L’œuvre dans «Cosmogrammes» est multiforme. Broderies, céramiques, œuvres de verre, photographies, dessins et bijoux témoignent d’un esprit en ébullition et d’une créativité qui transcende les médiums. Ces différentes créations sont installées suivant un parcours, commenté tout au long par des bribes de conversations : une façon originale et surtout généreuse de reconnaître les complices et les compagnons de la création.
La voix en plus
La collaboration a toujours été dans l’ADN de l’artiste. Travailler avec des artisans, échanger des pratiques et des connaissances, construire du lien : tout cela façonne un processus créatif tout aussi précieux que l’œuvre finale. Sara Ouhaddou le dit et le montre.
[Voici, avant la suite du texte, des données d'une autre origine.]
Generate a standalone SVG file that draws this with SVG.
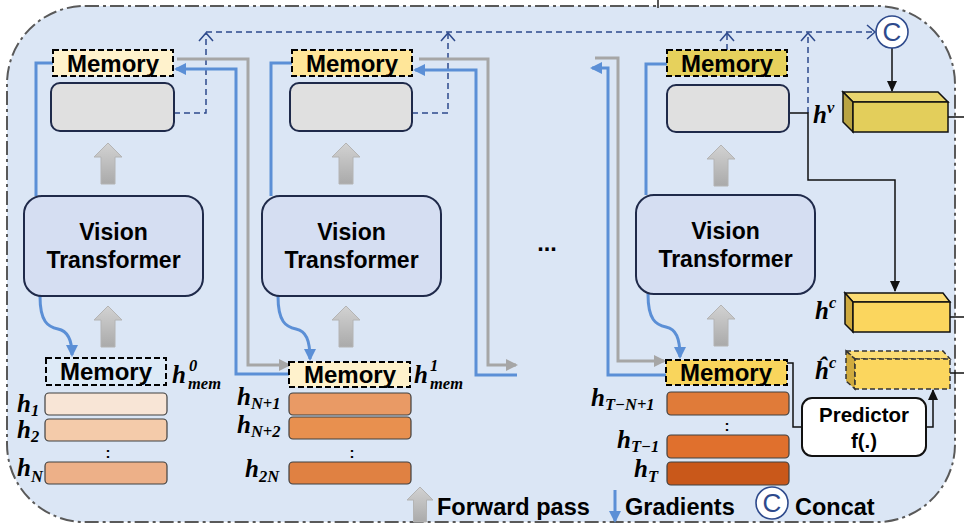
<svg xmlns="http://www.w3.org/2000/svg" width="964" height="532" viewBox="0 0 964 532">
<style>
.frame{fill:#dbe6f5;stroke:#595959;stroke-width:2;stroke-dasharray:14 4 3 4}
.mem{stroke:#000;stroke-width:2;stroke-dasharray:6 3}
.memt{font-family:"Liberation Sans",Arial,sans-serif;font-weight:bold;font-size:24px;text-anchor:middle;fill:#000}
.gbox{fill:#e0e0e0;stroke:#1f2a4a;stroke-width:2}
.vt{fill:#d5def2;stroke:#1f2a4a;stroke-width:2}
.vtt{font-family:"Liberation Sans",Arial,sans-serif;font-weight:bold;font-size:23px;text-anchor:middle;fill:#000}
.bar{stroke:#404040;stroke-width:1.2}
.m{font-family:"Liberation Serif","Times New Roman",serif;font-weight:bold;font-style:italic;font-size:25px;fill:#000}
.s{font-size:16.5px}
.col{font-family:"Liberation Sans",Arial,sans-serif;font-weight:bold;font-size:15px;text-anchor:middle}
.leg{font-family:"Liberation Sans",Arial,sans-serif;font-weight:bold;font-size:23.5px;fill:#000}
.blue{fill:none;stroke:#5b8fd6;stroke-width:3}
.gray{fill:none;stroke:#a6a6a6;stroke-width:3}
.dash{fill:none;stroke:#2e4a8c;stroke-width:1.5;stroke-dasharray:6 4}
.blk{fill:none;stroke:#111;stroke-width:1.5}
.fwd{fill:url(#gg);stroke:#b4b4b4;stroke-width:1}
.cc{fill:#fff;stroke:#2e4a8c;stroke-width:1.6}
.cct{font-family:"Liberation Sans",Arial,sans-serif;font-size:26px;fill:#2e4a8c;text-anchor:middle}
.box3{stroke:#111;stroke-width:1.5}
.box3d{stroke:#333;stroke-width:1.5;stroke-dasharray:5 3}
</style>
<defs>
<linearGradient id="gg" x1="0" y1="0" x2="0" y2="1"><stop offset="0" stop-color="#d2d2d2"/><stop offset="1" stop-color="#aaaaaa"/></linearGradient>
<path id="up" d="M0,0 L14,14 L7,14 L7,41 L-7,41 L-7,14 L-14,14 Z"/>
<marker id="ab" markerUnits="userSpaceOnUse" markerWidth="14" markerHeight="12" refX="10" refY="6" orient="auto" overflow="visible"><path d="M0,0 L12,6 L0,12 Z" fill="#5b8fd6"/></marker>
<marker id="ag" markerUnits="userSpaceOnUse" markerWidth="14" markerHeight="12" refX="10" refY="6" orient="auto" overflow="visible"><path d="M0,0 L12,6 L0,12 Z" fill="#a6a6a6"/></marker>
<marker id="ak" markerUnits="userSpaceOnUse" markerWidth="12" markerHeight="10" refX="10" refY="5" orient="auto" overflow="visible"><path d="M0,0 L11,5 L0,10 Z" fill="#111"/></marker>
<marker id="ch" markerUnits="userSpaceOnUse" markerWidth="12" markerHeight="16" refX="9" refY="7" orient="auto" overflow="visible"><path d="M1,0 L9,7 L1,14" fill="none" stroke="#2e4a8c" stroke-width="1.5"/></marker>
</defs>

<rect class="frame" x="7" y="6" width="948" height="516" rx="78" ry="78"/>
<line x1="658" y1="0" x2="658" y2="8" stroke="#595959" stroke-width="2"/>

<g id="connectors">
  <path class="dash" d="M206,32 H875" marker-end="url(#ch)"/>
  <path class="dash" d="M174,113 H206 V33" marker-end="url(#ch)"/>
  <path class="dash" d="M412,113 H448 V33" marker-end="url(#ch)"/>
  <path class="dash" d="M727,50 V33" marker-end="url(#ch)"/>
  <path class="dash" d="M808,113 V33" marker-end="url(#ch)"/>
  <path class="blue" d="M53,63 H36 V196"/>
  <path class="blue" d="M292,63 H271 V196"/>
  <path class="blue" d="M667,64 H646 V195"/>
  <path class="blue" d="M289,374 H236 V69 H176" marker-end="url(#ab)"/>
  <path class="blue" d="M517,375 H476 V70 H415" marker-end="url(#ab)"/>
  <path class="blue" d="M666,375 H608 V68 H592" marker-end="url(#ab)"/>
  <path class="blue" d="M40,296 C40,322 48,327 58,329 C68,331 72,340 72,355" marker-end="url(#ab)"/>
  <path class="blue" d="M278,296 C278,322 286,327 296,329 C306,331 310,340 310,359" marker-end="url(#ab)"/>
  <path class="blue" d="M648,294 C648,320 656,325 666,327 C676,329 680,338 680,357" marker-end="url(#ab)"/>
  <path class="gray" d="M177,59 H248 V365 H289" marker-end="url(#ag)"/>
  <path class="gray" d="M419,59 H488 V365 H516" marker-end="url(#ag)"/>
  <path class="gray" d="M595,58 H618 V361 H664" marker-end="url(#ag)"/>
  <path class="blk" d="M789,113 H808 V180 H895 V291" marker-end="url(#ak)"/>
  <path class="blk" d="M892,48 V91" marker-end="url(#ak)"/>
  <path class="blk" d="M787,363 H793 V427 H802"/>
  <path class="blk" d="M926,427 H933 V390" marker-end="url(#ak)"/>
  <path class="blk" d="M948,117 H964 M950,317 H964 M950,373 H964"/>
  <use href="#up" class="fwd" x="108" y="143"/>
  <use href="#up" class="fwd" x="108" y="306"/>
  <use href="#up" class="fwd" x="346" y="143"/>
  <use href="#up" class="fwd" x="346" y="306"/>
  <use href="#up" class="fwd" x="721" y="145"/>
  <use href="#up" class="fwd" x="721" y="305"/>
</g>

<g id="mem-top-1"><rect class="mem" x="53" y="50" width="120" height="26" fill="#fff2cc"/><text class="memt" x="113" y="72">Memory</text></g>
<g id="out-1"><rect class="gbox" x="51" y="83" width="123" height="48" rx="9"/></g>
<g id="vit-1"><rect class="vt" x="24" y="196" width="179" height="100" rx="18"/><text class="vtt" x="113.5" y="240">Vision</text><text class="vtt" x="113.5" y="268">Transformer</text></g>
<g id="mem-bot-1"><rect class="mem" x="46" y="358" width="120" height="27" fill="#ddeaf7"/><text class="memt" x="106" y="380">Memory</text>
<text class="m" x="172" y="383">h<tspan class="s" x="189" y="371">0</tspan><tspan class="s" x="188" y="389">mem</tspan></text></g>
<g id="seg-1">
<rect class="bar" x="45" y="393" width="122" height="22" rx="4" fill="#f8e5d6"/>
<rect class="bar" x="45" y="419" width="122" height="22" rx="4" fill="#f4cbaa"/>
<text class="col" x="108" y="458">:</text>
<rect class="bar" x="45" y="462" width="122" height="22" rx="4" fill="#edb088"/>
<text class="m" x="17" y="412">h<tspan class="s" dy="4">1</tspan></text>
<text class="m" x="17" y="438">h<tspan class="s" dy="4">2</tspan></text>
<text class="m" x="17" y="476">h<tspan class="s" dy="6">N</tspan></text>
</g>

<g id="mem-top-2"><rect class="mem" x="292" y="50" width="120" height="26" fill="#ffe699"/><text class="memt" x="352" y="72">Memory</text></g>
<g id="out-2"><rect class="gbox" x="290" y="83" width="122" height="48" rx="9"/></g>
<g id="vit-2"><rect class="vt" x="262" y="196" width="179" height="100" rx="18"/><text class="vtt" x="351.5" y="240">Vision</text><text class="vtt" x="351.5" y="268">Transformer</text></g>
<g id="mem-bot-2"><rect class="mem" x="289" y="362" width="121" height="25" fill="#fff2cc"/><text class="memt" x="350" y="383">Memory</text>
<text class="m" x="414" y="383">h<tspan class="s" x="430" y="371">1</tspan><tspan class="s" x="430" y="389">mem</tspan></text></g>
<g id="seg-2">
<rect class="bar" x="289" y="393" width="122" height="22" rx="4" fill="#e99a65"/>
<rect class="bar" x="289" y="417" width="122" height="22" rx="4" fill="#e8904f"/>
<text class="col" x="352" y="458">:</text>
<rect class="bar" x="289" y="462" width="122" height="22" rx="4" fill="#e08142"/>
<text class="m" x="237" y="405">h<tspan class="s" dy="4">N+1</tspan></text>
<text class="m" x="237" y="433">h<tspan class="s" dy="4">N+2</tspan></text>
<text class="m" x="245" y="477">h<tspan class="s" dy="5">2N</tspan></text>
</g>

<g id="ellipsis"><text class="leg" x="547" y="251" text-anchor="middle">...</text></g>

<g id="mem-top-3"><rect class="mem" x="667" y="50" width="120" height="26" fill="#e6d15c"/><text class="memt" x="727" y="72">Memory</text></g>
<g id="out-3"><rect class="gbox" x="667" y="85" width="122" height="47" rx="9"/></g>
<g id="vit-3"><rect class="vt" x="636" y="195" width="179" height="99" rx="18"/><text class="vtt" x="725.5" y="239">Vision</text><text class="vtt" x="725.5" y="267">Transformer</text></g>
<g id="mem-bot-3"><rect class="mem" x="666" y="360" width="121" height="25" fill="#f9d55c"/><text class="memt" x="726" y="381">Memory</text></g>
<g id="seg-3">
<rect class="bar" x="667" y="392" width="122" height="23" rx="4" fill="#e07b39"/>
<text class="col" x="727" y="431">:</text>
<rect class="bar" x="667" y="435" width="122" height="23" rx="4" fill="#e0702d"/>
<rect class="bar" x="667" y="462" width="122" height="23" rx="4" fill="#c9581a"/>
<text class="m" x="591" y="406">h<tspan class="s" dy="4">T−N+1</tspan></text>
<text class="m" x="617" y="448">h<tspan class="s" dy="4">T−1</tspan></text>
<text class="m" x="634" y="477">h<tspan class="s" dy="5">T</tspan></text>
</g>

<g id="concat"><circle class="cc" cx="892" cy="32" r="16"/><text class="cct" x="892" y="41">C</text></g>
<g id="hv">
<polygon class="box3" points="843,92 938,92 948,102 853,102" fill="#e9d56f"/>
<polygon class="box3" points="843,92 853,102 853,132 843,122" fill="#b9a443"/>
<rect class="box3" x="853" y="102" width="95" height="30" fill="#e3ce5b"/>
<text class="m" x="813" y="123">h<tspan class="s" dy="-10">v</tspan></text>
</g>
<g id="hc">
<polygon class="box3" points="845,293 943,293 950,302 853,302" fill="#fcdc73"/>
<polygon class="box3" points="845,293 853,302 853,332 845,324" fill="#cfaa3e"/>
<rect class="box3" x="853" y="302" width="97" height="30" fill="#fbd65e"/>
<text class="m" x="815" y="319">h<tspan class="s" dy="-11">c</tspan></text>
</g>
<g id="hc-hat">
<polygon class="box3d" points="846,351 943,351 950,359 855,359" fill="#fcdc73"/>
<polygon class="box3d" points="846,351 855,359 855,389 846,381" fill="#cfaa3e"/>
<rect class="box3d" x="855" y="359" width="95" height="30" fill="#fbd65e"/>
<text class="m" x="815" y="379">ĥ<tspan class="s" dy="-11">c</tspan></text>
</g>
<g id="predictor"><rect x="802" y="398" width="124" height="58" rx="10" fill="#fff" stroke="#111" stroke-width="2"/>
<text class="vtt" x="864" y="422" style="font-size:20.5px">Predictor</text><text class="vtt" x="864" y="448" style="font-size:20.5px">f(.)</text></g>

<g id="legend">
<path class="fwd" d="M420,487 L433,500 L426.5,500 L426.5,522 L413.5,522 L413.5,500 L407,500 Z"/>
<text class="leg" x="437" y="515">Forward pass</text>
<path class="blue" d="M615,490 V521" marker-end="url(#ab)"/>
<text class="leg" x="625" y="515">Gradients</text>
<circle class="cc" cx="772" cy="503" r="16"/><text class="cct" x="772" y="512">C</text>
<text class="leg" x="795" y="515">Concat</text>
</g>
</svg>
En effet, dans «Cosmogrammes», l’artiste met en place un dispositif sonore inédit, faisant de sa propre voix un fil conducteur à part entière. Dans ce parcours sonore, orchestré avec la complicité du commissaire de l’exposition, Ludovic Delalande, Sara Ouhaddou est entendue dialoguant avec des artisans, pour expliquer un motif, échanger sur la technicité, mais aussi prodiguer des conseils, discuter des manières de faire et documenter la transmission.
À travers ce retour à la narration, Sara Ouhaddou crée un pont émotionnel et intellectuel entre l’œuvre et le spectateur. Chaque création devient le point de départ d’un récit, une porte sur un amont insoupçonné de questionnement, de stimulation et d’humanité : une archive vivante au service de l’œuvre.
Identités en miroir
Sara Ouhaddou est née en France, en 1986. Résidant et travaillant entre Paris et le Maroc, elle se plaît à relier les deux rives de la Méditerranée, avec la liberté de l’artiste et le savoir-faire de la tisserande. Sa double culture en bandoulière, elle s’emploie à explorer les défis rencontrés par les artisans du Maroc, dont le savoir-faire est universellement reconnu.
Si elle a entamé sa carrière comme designer pour certaines marques de luxe, Sara Ouhaddou s’est vite mise à poser, avec justesse et acuité, des questionnements autour du rôle que peut jouer l’art pour hisser l’artisanat à un rang privilégié sur l’échelle économique, sociale et culturelle. Dans un monde ultra-globalisé, dans lequel la culture et l’héritage sont vite spoliés, détournés, appropriés par les dominants, l’artiste estime de son devoir de mettre en lumière le travail des artisans marocains, en faisant sauter toute hiérarchisation artificielle entre art et artisanat.
Depuis plusieurs années, le travail de Sara Ouhaddou circule dans le monde et raconte son historique au-delà des frontières du Maroc ou de la France. Plusieurs institutions prestigieuses à travers le monde reconnaissent la pertinence de sa démarche. Il a été montré au Mucem à Marseille, dans le cadre de l’exposition «Connectivité», au Musée national «Reina Sofía» à Madrid pour «La trilogie marocaine 1950-2020», au Z33 à Hasselt pour «Déracinement», ou encore au Palais de Tokyo à Paris pour l’exposition «Notre monde brûle», curatée par Abdellah Karroum. Au Maroc, sa dernière exposition au Macaal date de février 2025.